Além de que o que está aqui em causa não são os milhões dos negócios imobiliários feitos no Algarve, seja há 20, há dez anos ou na semana passada. O que está aqui em causa são os milhões, sim, mas outros milhões: os milhões do negócio da venda centralizada dos direitos televisivos que vai cair no âmbito da responsabilidade da futura direção da Liga Portugal. Estas eleições são para o biénio 2025-27, a centralização só vai entrar em vigor em 2028, mas será nestes próximos dois anos que se vai definir, por exemplo, a grelha de distribuição das verbas pelos clubes e que peso vão ter nessa grelha questões como o mérito desportivo ou a parcela de mercado que cada um representa. Ou qual vai ser a diferença percentual entre os que vão receber mais e os que vão receber menos. E se é a Liga Portugal que vai funcionar como árbitro entre interesses tão diferentes como vão ser os dos clubes participantes, não só entre os três grandes e os outros mas também entre os próprios grandes, o mínimo que pode exigir-se ao seu presidente é que nos dê a todos garantias absolutas de transparência e que passe com distinção no teste a que, antes de ser possível e usual comprar a legitimidade política através da publicitação de uma imagem de sucesso empresarial ou do controlo férreo sobre os aparelhos partidários, tinham de sujeitar-se todos os candidatos a eleições na América e, quero crer, até em Portugal.

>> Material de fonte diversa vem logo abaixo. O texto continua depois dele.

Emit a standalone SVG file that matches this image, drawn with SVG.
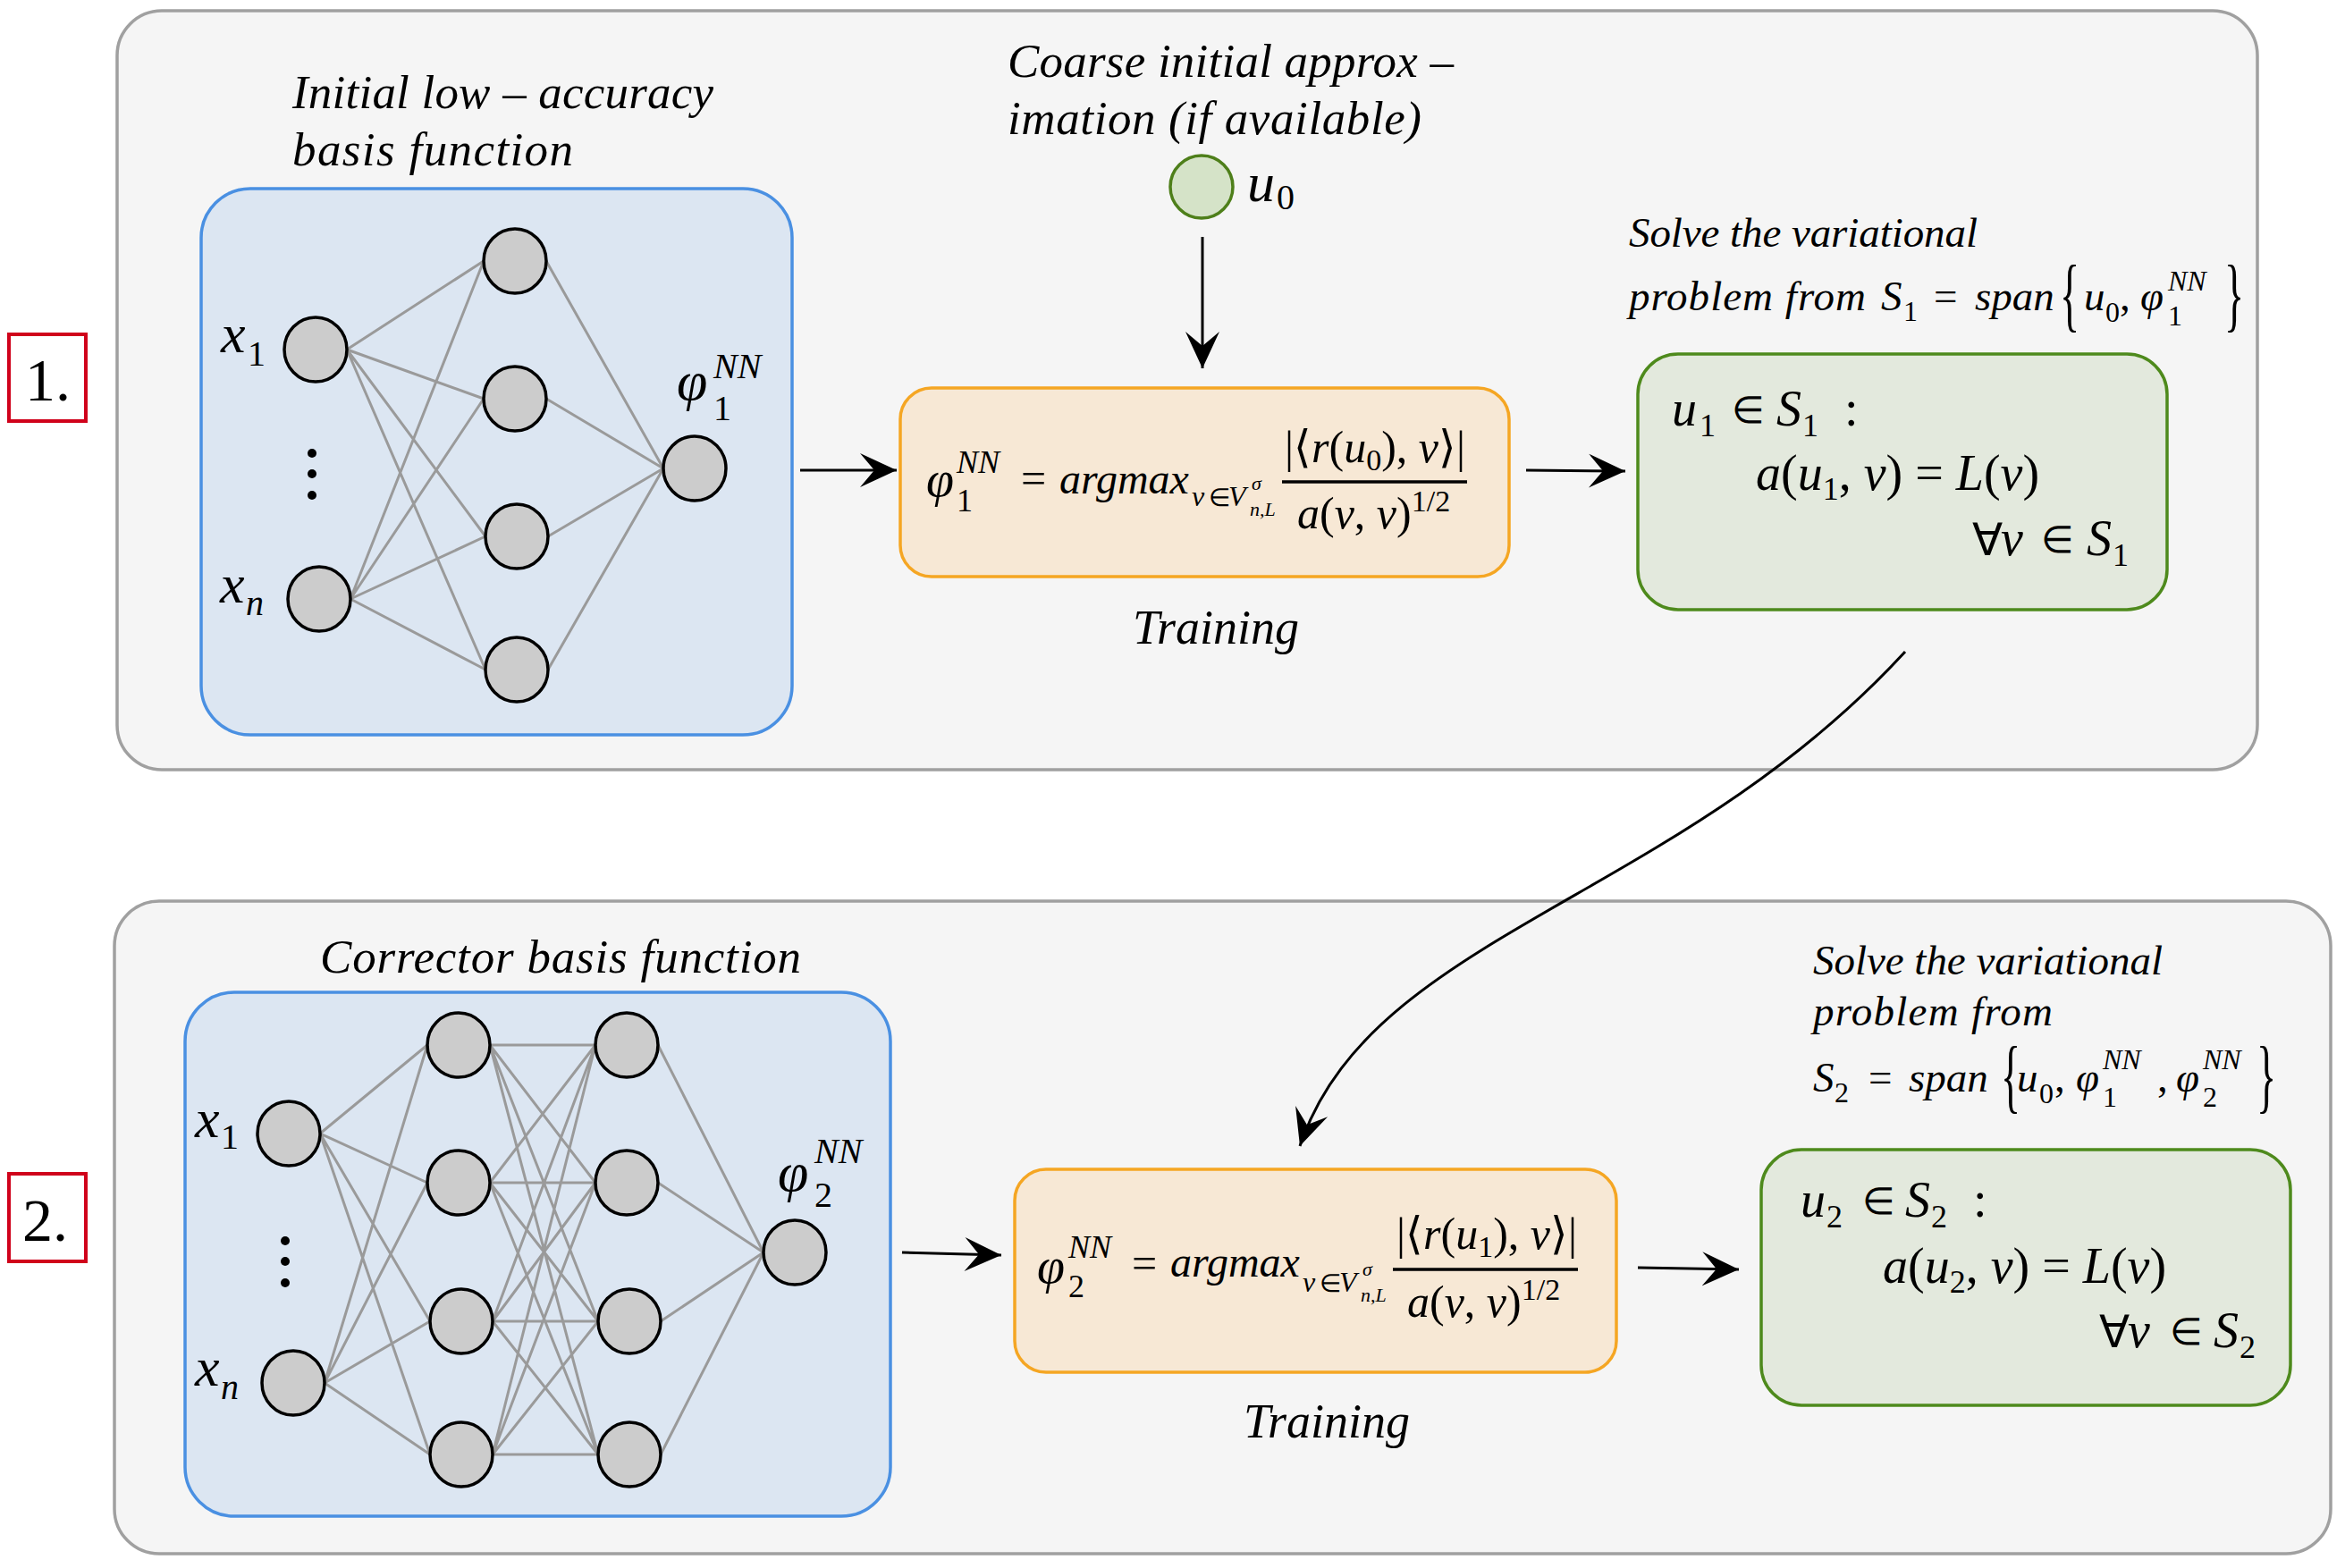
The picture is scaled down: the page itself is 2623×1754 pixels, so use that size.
<svg xmlns="http://www.w3.org/2000/svg" width="2623" height="1754" viewBox="0 0 2623 1754">
<defs>
<style>
text{font-family:'Liberation Serif','Noto Sans',sans-serif;font-style:italic;fill:#000}
.u{font-style:normal}
.stage{fill:#f5f5f5;stroke:#a0a0a0;stroke-width:3.5}
.tag{fill:#fff;stroke:#d0021b;stroke-width:4}
.tagt{font-style:normal;font-size:68px}
.nnbox{fill:#dce6f2;stroke:#4a90e2;stroke-width:3.5}
.neuron{fill:#cccccc;stroke:#000;stroke-width:3.5}
.edge{fill:none;stroke:#9a9a9a;stroke-width:3}
.train{fill:#f7e8d5;stroke:#f5a623;stroke-width:3.5}
.solve{fill:#e3e9dd;stroke:#4e8a1c;stroke-width:3.5}
.init{fill:#d5e3c8;stroke:#4e7f1a;stroke-width:3.5}
.conn{fill:none;stroke:#000;stroke-width:3;marker-end:url(#arr)}
.frac{stroke:#000;stroke-width:3.5}
.title{font-size:53px}
.sol{font-size:47px}
</style>
<marker id="arr" markerUnits="userSpaceOnUse" markerWidth="42" markerHeight="40" viewBox="0 0 42 40" refX="41" refY="20" orient="auto"><path d="M0,1 L41,20 L0,39 L16,20 Z" fill="#000"/></marker>
</defs>
<rect x="0" y="0" width="2623" height="1754" fill="#fff"/>

<!-- ===== Stage 1 ===== -->
<g id="stage1"><rect class="stage" x="131" y="12" width="2394" height="849" rx="50"/></g>
<g id="tag1"><rect class="tag" x="10" y="374" width="86" height="97"/><text class="tagt" x="28" y="448">1.</text></g>

<g id="nn1">
<text class="title" x="327" y="121" textLength="471">Initial low – accuracy</text>
<text class="title" x="327" y="185" textLength="314">basis function</text>
<rect class="nnbox" x="225" y="211" width="661" height="611" rx="55"/>
<path class="edge" d="M388 391L541 292M388 391L541 446M388 391L543 600M388 391L543 749M392 670L541 292M392 670L541 446M392 670L543 600M392 670L543 749M611 292L742 524M611 446L742 524M613 600L742 524M613 749L742 524"/>
<ellipse class="neuron" cx="353" cy="391" rx="35" ry="36"/>
<ellipse class="neuron" cx="357" cy="670" rx="35" ry="36"/>
<ellipse class="neuron" cx="576" cy="292" rx="35" ry="36"/>
<ellipse class="neuron" cx="576" cy="446" rx="35" ry="36"/>
<ellipse class="neuron" cx="578" cy="600" rx="35" ry="36"/>
<ellipse class="neuron" cx="578" cy="749" rx="35" ry="36"/>
<ellipse class="neuron" cx="777" cy="524" rx="35" ry="36"/>
<circle cx="349" cy="507" r="5"/><circle cx="349" cy="530" r="5"/><circle cx="349" cy="554" r="5"/>
<text font-size="62"><tspan x="247" y="394">x</tspan><tspan class="u" x="277" y="409" font-size="40">1</tspan></text>
<text font-size="62"><tspan x="246" y="674">x</tspan><tspan x="275" y="688" font-size="40">n</tspan></text>
<text font-size="62"><tspan x="757" y="447">φ</tspan><tspan x="798" y="423" font-size="40">NN</tspan><tspan class="u" x="798" y="470" font-size="40">1</tspan></text>
</g>

<g id="u0">
<text class="title" x="1127" y="86" textLength="499">Coarse initial approx –</text>
<text class="title" x="1127" y="150" textLength="463">imation (if available)</text>
<circle class="init" cx="1344" cy="209" r="35"/>
<text font-size="62"><tspan x="1395" y="225">u</tspan><tspan class="u" x="1428" y="234" font-size="40">0</tspan></text>
</g>

<g id="train1">
<rect class="train" x="1007" y="434" width="681" height="211" rx="35"/>
<text font-size="56"><tspan x="1036" y="555">φ</tspan><tspan x="1070" y="529" font-size="36">NN</tspan><tspan class="u" x="1070" y="572" font-size="36">1</tspan><tspan class="u" x="1142" y="552" font-size="50">=</tspan><tspan x="1185" y="552" font-size="48">argmax</tspan><tspan x="1333" y="566" font-size="32">v</tspan><tspan class="u" x="1352" y="566" font-size="28">∈</tspan><tspan x="1374" y="566" font-size="32">V</tspan><tspan x="1400" y="548" font-size="22">σ</tspan><tspan x="1398" y="577" font-size="22">n,L</tspan></text>
<text x="1437" y="517" font-size="50"><tspan class="u">|⟨</tspan>r<tspan class="u">(</tspan>u<tspan class="u" font-size="34" dy="9">0</tspan><tspan class="u" dy="-9">), </tspan>v<tspan class="u">⟩|</tspan></text>
<line class="frac" x1="1434" y1="539" x2="1641" y2="539"/>
<text x="1451" y="591" font-size="50">a<tspan class="u">(</tspan>v<tspan class="u">, </tspan>v<tspan class="u">)</tspan><tspan class="u" font-size="34" dy="-19">1/2</tspan></text>
<text x="1360" y="720" font-size="54" text-anchor="middle">Training</text>
</g>

<g id="solve1">
<text class="sol" x="1822" y="276" textLength="390">Solve the variational</text>
<text class="sol" x="1822" y="347" textLength="265">problem from</text>
<text font-size="47"><tspan x="2104" y="347">S</tspan><tspan class="u" x="2129" y="359" font-size="32">1</tspan><tspan class="u" x="2163" y="347">=</tspan><tspan x="2209" y="347">span</tspan><tspan x="2331" y="347">u</tspan><tspan class="u" x="2355" y="360" font-size="32">0</tspan><tspan class="u" x="2371" y="347">,</tspan><tspan x="2394" y="347">φ</tspan><tspan x="2425" y="325" font-size="32">NN</tspan><tspan class="u" x="2425" y="364" font-size="32">1</tspan></text>
<text class="u" font-size="46" transform="translate(2304 360) scale(1 2)">{</text>
<text class="u" font-size="46" transform="translate(2488 360) scale(1 2)">}</text>
<rect class="solve" x="1832" y="396" width="592" height="286" rx="45"/>
<text font-size="56"><tspan x="1870" y="476">u</tspan><tspan class="u" x="1901" y="488" font-size="36">1</tspan><tspan class="u" x="1937" y="473" font-size="42">∈</tspan><tspan x="1987" y="476">S</tspan><tspan class="u" x="2016" y="488" font-size="36">1</tspan><tspan class="u" x="2063" y="476">:</tspan></text>
<text x="1964" y="548" font-size="56">a<tspan class="u">(</tspan>u<tspan class="u" font-size="36" dy="11">1</tspan><tspan class="u" dy="-11">, </tspan>v<tspan class="u">) = </tspan>L<tspan class="u">(</tspan>v<tspan class="u">)</tspan></text>
<text font-size="56"><tspan class="u" x="2206" y="621" font-size="50">∀</tspan><tspan x="2238" y="621">v</tspan><tspan class="u" x="2283" y="618" font-size="42">∈</tspan><tspan x="2334" y="621">S</tspan><tspan class="u" x="2363" y="633" font-size="36">1</tspan></text>
</g>

<!-- ===== Stage 2 ===== -->
<g id="stage2"><rect class="stage" x="128" y="1008" width="2479" height="730" rx="50"/></g>
<g id="tag2"><rect class="tag" x="10" y="1313" width="86" height="98"/><text class="tagt" x="25" y="1388">2.</text></g>

<g id="nn2">
<text class="title" x="358" y="1088" textLength="538">Corrector basis function</text>
<rect class="nnbox" x="207" y="1110" width="789" height="586" rx="55"/>
<path class="edge" d="M358 1268L478 1169M358 1268L478 1323M358 1268L481 1478M358 1268L481 1627M363 1547L478 1169M363 1547L478 1323M363 1547L481 1478M363 1547L481 1627M548 1169L666 1169M548 1169L666 1323M548 1169L669 1478M548 1169L669 1627M548 1323L666 1169M548 1323L666 1323M548 1323L669 1478M548 1323L669 1627M551 1478L666 1169M551 1478L666 1323M551 1478L669 1478M551 1478L669 1627M551 1627L666 1169M551 1627L666 1323M551 1627L669 1478M551 1627L669 1627M736 1169L854 1401M736 1323L854 1401M739 1478L854 1401M739 1627L854 1401"/>
<ellipse class="neuron" cx="323" cy="1268" rx="35" ry="36"/>
<ellipse class="neuron" cx="328" cy="1547" rx="35" ry="36"/>
<ellipse class="neuron" cx="513" cy="1169" rx="35" ry="36"/>
<ellipse class="neuron" cx="513" cy="1323" rx="35" ry="36"/>
<ellipse class="neuron" cx="516" cy="1478" rx="35" ry="36"/>
<ellipse class="neuron" cx="516" cy="1627" rx="35" ry="36"/>
<ellipse class="neuron" cx="701" cy="1169" rx="35" ry="36"/>
<ellipse class="neuron" cx="701" cy="1323" rx="35" ry="36"/>
<ellipse class="neuron" cx="704" cy="1478" rx="35" ry="36"/>
<ellipse class="neuron" cx="704" cy="1627" rx="35" ry="36"/>
<ellipse class="neuron" cx="889" cy="1401" rx="35" ry="36"/>
<circle cx="319" cy="1388" r="5"/><circle cx="319" cy="1411" r="5"/><circle cx="319" cy="1435" r="5"/>
<text font-size="62"><tspan x="218" y="1272">x</tspan><tspan class="u" x="247" y="1285" font-size="40">1</tspan></text>
<text font-size="62"><tspan x="218" y="1550">x</tspan><tspan x="247" y="1565" font-size="40">n</tspan></text>
<text font-size="62"><tspan x="870" y="1332">φ</tspan><tspan x="911" y="1301" font-size="40">NN</tspan><tspan class="u" x="911" y="1350" font-size="40">2</tspan></text>
</g>

<g id="train2">
<rect class="train" x="1135" y="1308" width="673" height="227" rx="35"/>
<text font-size="56"><tspan x="1160" y="1435">φ</tspan><tspan x="1195" y="1407" font-size="36">NN</tspan><tspan class="u" x="1195" y="1451" font-size="36">2</tspan><tspan class="u" x="1266" y="1430" font-size="50">=</tspan><tspan x="1309" y="1428" font-size="48">argmax</tspan><tspan x="1457" y="1445" font-size="32">v</tspan><tspan class="u" x="1476" y="1445" font-size="28">∈</tspan><tspan x="1498" y="1445" font-size="32">V</tspan><tspan x="1524" y="1427" font-size="22">σ</tspan><tspan x="1522" y="1456" font-size="22">n,L</tspan></text>
<text x="1562" y="1397" font-size="50"><tspan class="u">|⟨</tspan>r<tspan class="u">(</tspan>u<tspan class="u" font-size="34" dy="9">1</tspan><tspan class="u" dy="-9">), </tspan>v<tspan class="u">⟩|</tspan></text>
<line class="frac" x1="1558" y1="1420" x2="1765" y2="1420"/>
<text x="1574" y="1473" font-size="50">a<tspan class="u">(</tspan>v<tspan class="u">, </tspan>v<tspan class="u">)</tspan><tspan class="u" font-size="34" dy="-19">1/2</tspan></text>
<text x="1484" y="1608" font-size="54" text-anchor="middle">Training</text>
</g>

<g id="solve2">
<text class="sol" x="2028" y="1090" textLength="391">Solve the variational</text>
<text class="sol" x="2028" y="1147" textLength="268">problem from</text>
<text font-size="47"><tspan x="2028" y="1221">S</tspan><tspan class="u" x="2052" y="1233" font-size="32">2</tspan><tspan class="u" x="2090" y="1221">=</tspan><tspan x="2135" y="1221">span</tspan><tspan x="2256" y="1221">u</tspan><tspan class="u" x="2281" y="1234" font-size="32">0</tspan><tspan class="u" x="2298" y="1221">,</tspan><tspan x="2322" y="1221">φ</tspan><tspan x="2352" y="1196" font-size="32">NN</tspan><tspan class="u" x="2352" y="1238" font-size="32">1</tspan><tspan class="u" x="2413" y="1221">,</tspan><tspan x="2434" y="1221">φ</tspan><tspan x="2464" y="1196" font-size="32">NN</tspan><tspan class="u" x="2464" y="1238" font-size="32">2</tspan></text>
<text class="u" font-size="46" transform="translate(2238 1234) scale(1 2)">{</text>
<text class="u" font-size="46" transform="translate(2524 1234) scale(1 2)">}</text>
<rect class="solve" x="1970" y="1286" width="592" height="286" rx="45"/>
<text font-size="56"><tspan x="2014" y="1361">u</tspan><tspan class="u" x="2043" y="1373" font-size="36">2</tspan><tspan class="u" x="2083" y="1358" font-size="42">∈</tspan><tspan x="2131" y="1361">S</tspan><tspan class="u" x="2160" y="1373" font-size="36">2</tspan><tspan class="u" x="2207" y="1361">:</tspan></text>
<text x="2106" y="1435" font-size="56">a<tspan class="u">(</tspan>u<tspan class="u" font-size="36" dy="11">2</tspan><tspan class="u" dy="-11">, </tspan>v<tspan class="u">) = </tspan>L<tspan class="u">(</tspan>v<tspan class="u">)</tspan></text>
<text font-size="56"><tspan class="u" x="2348" y="1507" font-size="50">∀</tspan><tspan x="2380" y="1507">v</tspan><tspan class="u" x="2427" y="1504" font-size="42">∈</tspan><tspan x="2476" y="1507">S</tspan><tspan class="u" x="2505" y="1519" font-size="36">2</tspan></text>
</g>

<!-- ===== Connectors ===== -->
<g id="connectors">
<path class="conn" d="M895 526 L1003 526"/>
<path class="conn" d="M1345 265 L1345 412"/>
<path class="conn" d="M1707 526 L1818 527"/>
<path class="conn" d="M2131 729 C1873 1010 1534 1044.5 1454 1282"/>
<path class="conn" d="M1009 1401 L1120 1404"/>
<path class="conn" d="M1832 1418 L1945 1420"/>
</g>
</svg>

Interessante seria depois que, antes das eleições, tanto Teixeira como Mendes nos dissessem com clareza aquilo que defendem para este dossier tão sensível, para que não ficássemos apenas com declarações vagas de intenções e entendêssemos muito melhor porque é que determinados clubes estão de um lado e outros estão do outro. Mas aí, se calhar, já estou a pedir demais. Se essa não é, nunca foi, a política da Liga Portugal, entidade já há décadas especializada em declarações vagas e procrastinação, por que carga de água é que haveria de passar a sê-lo agora?